Lake in North Carolina

Lake Hickory is a man-made lake sat in-between Catawba and Alexander counties in North Carolina, with western parts of the lake bordering Caldwell and Burke counties. Lake Hickory was created in 1927 after the construction of the Oxford Dam owned by Duke Energy. The lake is named after the nearby city of Hickory. Lake Hickory provides water to multiple nearby cities including Hickory, Conover, and Longview.

The Oxford Dam, owned by Duke Energy, was built in 1927, and became operational in 1928, producing 36 megawatts of electricity. The Oxford Dam lead to the creation of Lake Hickory. The dam is 122 feet tall and 1200 feet long, with a spillway section of 550 feet. It is parallel to Interstate 40 connecting Catawba County to Alexander County.
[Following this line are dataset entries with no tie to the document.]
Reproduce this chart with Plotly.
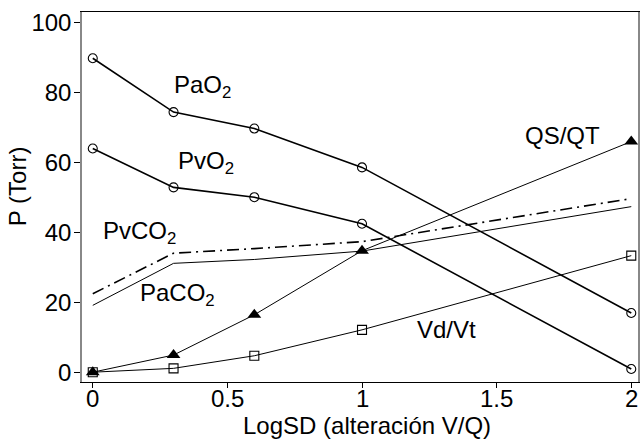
import plotly.graph_objects as go

x_vals = [0, 0.3, 0.6, 1.0, 2.0]
pao2 = [89.7, 74.3, 69.6, 58.5, 16.9]
pvo2 = [63.9, 52.8, 50.0, 42.4, 0.9]
pvco2 = [22.4, 34.0, 35.3, 37.3, 49.6]
paco2 = [19.1, 31.1, 32.2, 34.6, 47.3]
qsqt = [0.0, 4.9, 16.4, 34.7, 65.9]
vdvt = [0.0, 1.1, 4.7, 12.1, 33.3]

x_ticks = [0, 0.5, 1, 1.5, 2]
x_tick_text = ["0", "0.5", "1", "1.5", "2"]
y_ticks = [0, 20, 40, 60, 80, 100]

labels = [
    ("PaO<sub>2</sub>", 0.295, 81.5),
    ("PvO<sub>2</sub>", 0.310, 59.8),
    ("PvCO<sub>2</sub>", 0.030, 39.8),
    ("PaCO<sub>2</sub>", 0.168, 22.1),
    ("QS/QT", 1.598, 67.6),
    ("Vd/Vt", 1.198, 12.1),
]

FONT = "Liberation Sans, Arial, Helvetica, sans-serif"

fig = go.Figure()
fig.add_trace(go.Scatter(x=x_vals, y=pao2, mode="lines+markers",
                         line=dict(color="black", width=1.6),
                         marker=dict(symbol="circle-open", size=9, color="black", line=dict(width=1.1))))
fig.add_trace(go.Scatter(x=x_vals, y=pvo2, mode="lines+markers",
                         line=dict(color="black", width=1.6),
                         marker=dict(symbol="circle-open", size=9, color="black", line=dict(width=1.1))))
fig.add_trace(go.Scatter(x=x_vals, y=pvco2, mode="lines",
                         line=dict(color="black", width=1.6, dash="12px,5px,2px,5px")))
fig.add_trace(go.Scatter(x=x_vals, y=paco2, mode="lines",
                         line=dict(color="black", width=1)))
fig.add_trace(go.Scatter(x=x_vals, y=qsqt, mode="lines+markers",
                         line=dict(color="black", width=1),
                         marker=dict(symbol="triangle-up", size=12, color="black")))
fig.add_trace(go.Scatter(x=x_vals, y=vdvt, mode="lines+markers",
                         line=dict(color="black", width=1),
                         marker=dict(symbol="square-open", size=9, color="black", line=dict(width=1.1))))

for text, xv, yv in labels:
    fig.add_annotation(x=xv, y=yv, xref="x", yref="y", text=text, showarrow=False,
                       xanchor="left", yanchor="middle",
                       font=dict(family=FONT, size=24, color="black"))

# x tick labels placed as annotations (closer to the axis than Plotly's default)
for tv, tt in zip(x_ticks, x_tick_text):
    fig.add_annotation(x=tv, y=-0.004, xref="x", yref="paper", text=tt, showarrow=False,
                       xanchor="center", yanchor="top",
                       font=dict(family=FONT, size=24, color="black"))

# axis titles as annotations for precise placement
fig.add_annotation(x=0.5125, y=-0.118, xref="paper", yref="paper",
                   text="LogSD (alteración V/Q)", showarrow=False,
                   xanchor="center", yanchor="middle",
                   font=dict(family=FONT, size=24, color="black"))
fig.add_annotation(x=-0.1147, y=0.53, xref="paper", yref="paper",
                   text="P (Torr)", showarrow=False, textangle=-90,
                   xanchor="center", yanchor="middle",
                   font=dict(family=FONT, size=24, color="black"))

fig.update_layout(
    width=642, height=440,
    margin=dict(l=82, r=2, t=12, b=58),
    paper_bgcolor="white", plot_bgcolor="white",
    showlegend=False,
    font=dict(family=FONT, size=24, color="black"),
    xaxis=dict(range=[-0.04, 2.025], tickvals=x_ticks, showticklabels=False,
               ticks="outside", ticklen=5, tickcolor="black", tickwidth=1,
               showline=True, linecolor="black", linewidth=1.2, mirror=True,
               showgrid=False, zeroline=False),
    yaxis=dict(range=[-2.8, 102.9], tickvals=y_ticks,
               ticks="outside", ticklen=6, tickcolor="black", tickwidth=1,
               ticklabelstandoff=-2,
               showline=True, linecolor="#888888", linewidth=1.5, mirror=True,
               showgrid=False, zeroline=False),
)

fig.write_html("out.html")
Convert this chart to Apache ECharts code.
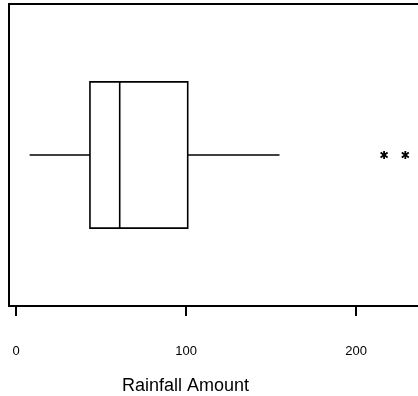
<!DOCTYPE html>
<html><head><meta charset="utf-8">
<script src="https://cdn.jsdelivr.net/npm/echarts@6/dist/echarts.min.js"></script>
<style>html,body{margin:0;padding:0;background:#fff}#c{width:418px;height:396px}</style>
</head><body><div id="c"></div>
<script>
const categories = ['Rainfall'];
// [low whisker, Q1, median, Q3, high whisker]
const boxStats = [[8, 43.5, 61, 101, 155]];
const outliers = [216.5, 229];
const tickValues = [0, 100, 200];
const axisTitle = 'Rainfall Amount';

const chart = echarts.init(document.getElementById('c'), null, {renderer: 'canvas'});
const FONT = '"Liberation Sans", Arial, sans-serif';

chart.setOption({
  animation: false,
  backgroundColor: '#fff',
  title: {
    text: axisTitle, left: 117, top: 372,
    textStyle: {fontFamily: FONT, fontSize: 18, fontWeight: 'normal', color: '#000'}
  },
  grid: {left: 9, top: 4, width: 414, height: 302, outerBoundsMode: 'none', containLabel: false,
         show: true, borderColor: '#000', borderWidth: 2, backgroundColor: 'transparent'},
  xAxis: {
    type: 'value', min: -4.12, max: 239.4,
    splitLine: {show: false},
    axisLine: {show: false},
    axisTick: {show: true, customValues: tickValues, length: 10, lineStyle: {color: '#000', width: 2}},
    axisLabel: {show: true, customValues: tickValues, margin: 39, fontFamily: FONT, fontSize: 13, color: '#000'}
  },
  yAxis: {
    type: 'category', data: categories, show: false
  },
  series: [
    {
      type: 'custom',
      data: boxStats.map((s, i) => [i].concat(s)),
      renderItem: function (params, api) {
        const c = api.value(0);
        const lo = api.coord([api.value(1), c]);
        const q1 = api.coord([api.value(2), c]);
        const md = api.coord([api.value(3), c]);
        const q3 = api.coord([api.value(4), c]);
        const hi = api.coord([api.value(5), c]);
        const h = api.size([0, 1])[1] * 0.242;
        const y = q1[1];
        const st = {stroke: '#000', lineWidth: 1.6, fill: null};
        return {type: 'group', children: [
          {type: 'line', shape: {x1: lo[0], y1: y, x2: q1[0], y2: y}, style: st},
          {type: 'line', shape: {x1: q3[0], y1: y, x2: hi[0], y2: y}, style: st},
          {type: 'rect', shape: {x: q1[0], y: y - h, width: q3[0] - q1[0], height: 2 * h}, style: {stroke: '#000', lineWidth: 1.6, fill: 'none'}},
          {type: 'line', shape: {x1: md[0], y1: y - h, x2: md[0], y2: y + h}, style: st}
        ]};
      }
    },
    {
      type: 'custom',
      data: outliers.map(v => [v, 0]),
      renderItem: function (params, api) {
        const p = api.coord([api.value(0), api.value(1)]);
        const x = p[0], y = p[1];
        const st = {stroke: '#000', lineWidth: 1.8};
        return {type: 'group', children: [
          {type: 'line', shape: {x1: x, y1: y - 4, x2: x, y2: y + 4}, style: st},
          {type: 'line', shape: {x1: x - 3.5, y1: y - 2.5, x2: x + 3.5, y2: y + 2.5}, style: st},
          {type: 'line', shape: {x1: x - 3.5, y1: y + 2.5, x2: x + 3.5, y2: y - 2.5}, style: st}
        ]};
      }
    }
  ]
});
</script>
</body></html>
Western parts of the lake, that are within Caldwell and Burke Counties, are under the Blue Ridge National Heritage Area.

== Recreation ==

Lake Hickory is fully recreational, which means that swimming, fishing, boating, sailing, water skiing and jet skiing are all allowed. There are 16 public access areas for Lake Hickory.

Lake Hickory is home to the Hickory Riverwalk. The Riverwalk is a 2.3 mile trail; it is one of 5 different trails that make up the 10 mile long Hickory Trail.

Fishing is popular in Lake Hickory. With more than 20 species of fish Lake Hickory including: Largemouth bass, striped bass, and walleye, however some ecological concerns have come up after the introduction of Alabama bass in 2012, with populations increasing significantly since their introduction.